Given an opening $(m, r)$ of a Pedersen commitment $c = g^m h^r$, where $g, h$ are the generators of a group $G$ with prime order $q$ (public), a PPT prover wants to prove to a verifier the opening of $c$ in zero-knowledge. Let us see the following procedure. Here we note that the DLP in $G$ is hard.

1. Prover randomly pick $s, t < q$, computes $y = g^s h^t$.

2. The verifier checks whether $y \in G$. If it is, the verifier sends a random challenge $e$ to the prover.

3. The prover sends to the verifier $z_1 = s + em \bmod q$, $z_2 = t + er \bmod q$.

4. The verifier accepts if $g^{z_1} h^{z_2} = y c^e$.

It seems that this argument works for our requirements. It is complete and special honest-verifier zero-knowledge.

But for the soundness, if a malicious prover provides $z_1' \ne z_1$, $z_2' \ne z_2$, such that $g^{z_1'}h^{z_2'} = yc^e$, it seems that such a prover can cheat in the procedure above. I know that a PPT prover cannot do this except for a negligible probability. But how can we formally prove this fact? Is it possible to provide a formal reduction that, if a malicious prover can cheat in this way, using this malicious prover we can provide two openings of a Pedersen commitment? If we can't, how can we show the soundness of this procedure? In a formal proof, do we need to always provide a reduction?

Answer 1

With this zero knowledge proof, the prover attempts to prove that he knows an opening of the commitment.

The obvious way to approach this is to show that, if the prover is able to complete the protocol for two different challenges, he is able to construct an opening of the commitment (and hence he actually knows what he is attempting to prove knowledge of).
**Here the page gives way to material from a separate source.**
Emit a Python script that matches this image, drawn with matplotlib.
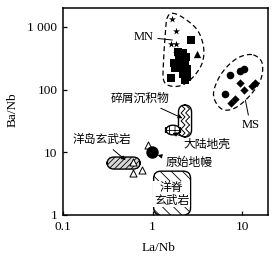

How we show this is straight-forward:

• Suppose the prover knows a value $y$ for which he can correctly answer two distinct challenge values $e, e'$. That is, if given the challenge $e$, he can answer with $z_1, z_2$ such that $g^{z_1}h^{z_2} = yc^e$, and if given the challenge $e'$, he can answer with $z'_1, z'_2$ such that $g^{z'_1}h^{z'_2} = yc^{e'}$

• Then, given these values, the prover then knows:

  $$g^{(z_1-z'_1)(e - e')^{-1}}h^{(z_2-z'_2)(e - e')^{-1}} = c$$

That is, with valid answers to those two challenges, he can deduce an opening of the commitment.

Hence, someone who doesn't know a valid opening to the commitment can provide a valid answer at most one challenge to any $y$ value.